Los abuelos, gente sencilla, de gran corazón, la acogen como una hija más, la cuidan y le dan todo el amor que les queda, después de haber criado a cinco hijos en condiciones precarias, de esas que suceden cuando hay una guerra en un país y debes abandonar a la familia y luchar por algo que no sabes muy bien qué es. El abuelo recuerda aquellos tiempos y le recorre un escalofrío cuando piensa en la bala que estuvo a punto de atravesar su cabeza y un pequeño gesto a tiempo hizo que solo le dejara sin parte de la oreja derecha, y con una sordera parcial que lo hacía girar la cabeza hacia el otro lado para oír mejor lo que le decían. Su mujer, como pudo, sola, fue criando a su primer hijo, y al regreso del marido continuaron agrandando la familia con todo el amor que rescataron en aquellos tiempos de escasez. Fueron tiempos difíciles y continuaron siéndolos durante toda la vida, y ya, en la madurez, estaban allí, en aquel pabellón deportivo, paseando sus escobas por el pavimento sudado, como cada noche, para poder compensar la cesión de la vivienda que les había prestado el ayuntamiento, a cambio del mantenimiento de las instalaciones deportivas de la ciudad.
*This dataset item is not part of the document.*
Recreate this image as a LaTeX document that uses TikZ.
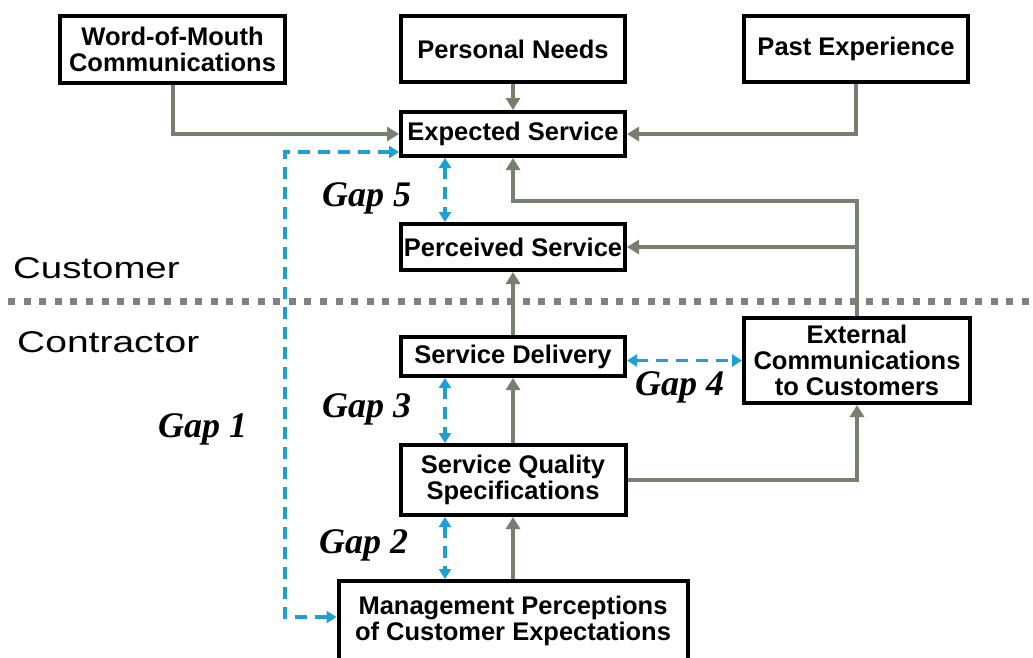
\documentclass[tikz,border=0pt]{standalone}
\usepackage{fontspec}
\setmainfont{Liberation Sans}
\newfontfamily\gapfont{Liberation Serif}
\usetikzlibrary{arrows.meta}
\definecolor{arrgray}{RGB}{118,128,110}
\definecolor{gapblue}{RGB}{30,160,215}
\definecolor{dotgray}{RGB}{128,128,128}
\begin{document}
\begin{tikzpicture}[x=1pt,y=-1pt,
 box/.style={draw=black, line width=4pt, outer sep=2pt, fill=white, align=center, inner sep=0pt, font=\fontsize{25.5}{26}\selectfont\bfseries},
 flow/.style={draw=arrgray, line width=4pt, -{Triangle[length=12pt,width=14pt]}},
 gapline/.style={draw=gapblue, line width=3.5pt, dash pattern=on 12pt off 8pt, {Triangle[length=10pt,width=12pt]}-{Triangle[length=10pt,width=12pt]}},
 gaplabel/.style={anchor=base west, inner sep=0pt, font=\fontsize{36}{36}\selectfont\gapfont\bfseries\itshape},
 side/.style={anchor=base west, inner sep=0pt, font=\fontsize{30}{30}\selectfont}]
\useasboundingbox (0,0) rectangle (1033,657);

% divider
\draw[dotgray, line width=7pt, dash pattern=on 7pt off 8.6pt] (8,301) -- (1033,301);

% boxes
\node[box, minimum width=225pt, minimum height=67pt] (wom) at (172.5,49.5) {Word-of-Mouth\\Communications};
\node[box, minimum width=224pt, minimum height=66pt] (pn) at (513,49) {Personal Needs};
\node[box, minimum width=224pt, minimum height=66pt] (pe) at (856,49) {Past Experience};
\node[box, minimum width=224pt, minimum height=44pt] (exp) at (513,134) {Expected Service};
\node[box, minimum width=224pt, minimum height=46pt] (per) at (513,247) {Perceived Service};
\node[box, minimum width=224pt, minimum height=39pt] (del) at (513,356.5) {Service Delivery};
\node[box, minimum width=226pt, minimum height=85pt] (ext) at (857,360.5) {External\\Communications\\to Customers};
\node[box, minimum width=225pt, minimum height=70pt] (sqs) at (513,480) {Service Quality\\Specifications};
\node[box, minimum width=349pt, minimum height=79pt] (mgmt) at (513,620.5) {Management Perceptions\\of Customer Expectations};

% flows
\draw[flow] (pn) -- (exp);
\draw[flow] (wom.south) |- (exp.west);
\draw[flow] (pe.south) |- (exp.east);
\draw[flow] (ext.north) |- (per.east);
\draw[flow] (ext.north) -- (ext.north |- 0,201) -| (exp.south);
\draw[flow] (del) -- (per);
\draw[flow] (sqs) -- (del);
\draw[flow] (sqs.east) -| (ext.south);
\draw[flow] (mgmt) -- (sqs);

% gaps
\draw[gapline] ([yshift=-18pt]exp.west) -- (285,152) -- (285,617) -- ([yshift=3.5pt]mgmt.west);
\draw[gapline] (exp.south -| 445,0) -- (per.north -| 445,0);
\draw[gapline] (del.south -| 445,0) -- (sqs.north -| 445,0);
\draw[gapline] (sqs.south -| 445,0) -- (mgmt.north -| 445,0);
\draw[gapline] ([yshift=-4pt]del.east) -- ([yshift=-4pt]del.east -| ext.west);

% labels
\node[gaplabel] (g5) at (322,206) {Gap 5};
\node[gaplabel] (g3) at (322,417) {Gap 3};
\node[gaplabel] (g1) at (158,437) {Gap 1};
\node[gaplabel] (g4) at (635,395) {Gap 4};
\node[gaplabel] (g2) at (319,553) {Gap 2};
\node[side] (cust) at (13,278) {\scalebox{1.28}[1]{Customer}};
\node[side] (cont) at (17,352) {\scalebox{1.3}[1]{Contractor}};
\end{tikzpicture}
\end{document}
La casa no estaba en buenas condiciones, pero se apañaban bien. Tenía un pequeño corral dentro, donde la abuela tenía algunas plantas y donde en verano, colocaban una piscina hinchable para que la nieta se divirtiera al sol.
Dentro de aquella sencillez y a pesar de la situación complicada de los padres, la alegría acompañaba a la niña allá donde iba. Sus tíos la llevaban de excursión y le enseñaban a montar en bicicleta, cosa que su padre no podía hacer, pero no por ello se rindió, y a pesar de su incapacidad, dedicó todo su tiempo a enseñarle cosas, a hablar y jugar con ella y a enseñarle a ver la vida con entusiasmo e ilusión.
Sus abuelos, a edades de estar jubilados, después de haber sufrido una guerra, la pérdida de media oreja y sacar a la familia adelante con la cartilla de racionamiento, no tenían casa propia y podían sentirse afortunados al tener una casa cedida a cambio de trabajar todas las noches limpiando aquellas instalaciones. La escoba paseaba todos los rincones, y mientras el abuelo pasaba su gran paño por todo el suelo, la abuela limpiaba baños y vestuarios para que, al día siguiente, aquellos jóvenes que querían ganar el partido, pudieran ducharse tras la gran competición entre el rojo y el azul.
Por las mañanas, bien temprano, el abuelo acudía a una huerta que cultivaba con gran cariño, en un terreno también cedido. Todos los días traía algunas verduras para la comida y hierba para los conejos que criaban en otro corral contiguo a la casa. En esas edades en las que actualmente los jubilados se dedican a viajar, ellos, no hace tantos años, trabajaban para poder dormir bajo techo y alimentarse. Nunca se quejaron. Recuerdo que, yo, que era esa niña feliz e inconsciente, recibía de ellos esa sensación de paz. Eran felices no teniendo nada porque lo tenían todo. Barrían cada noche mientras contaban historias, compartían los cultivos del huerto con toda la familia y los domingos se reunían para comer juntos. Y eso era más importante que cualquier cosa que tuvieran que hacer cada noche, como limpiar unas instalaciones deportivas donde los rojos competían con los azules.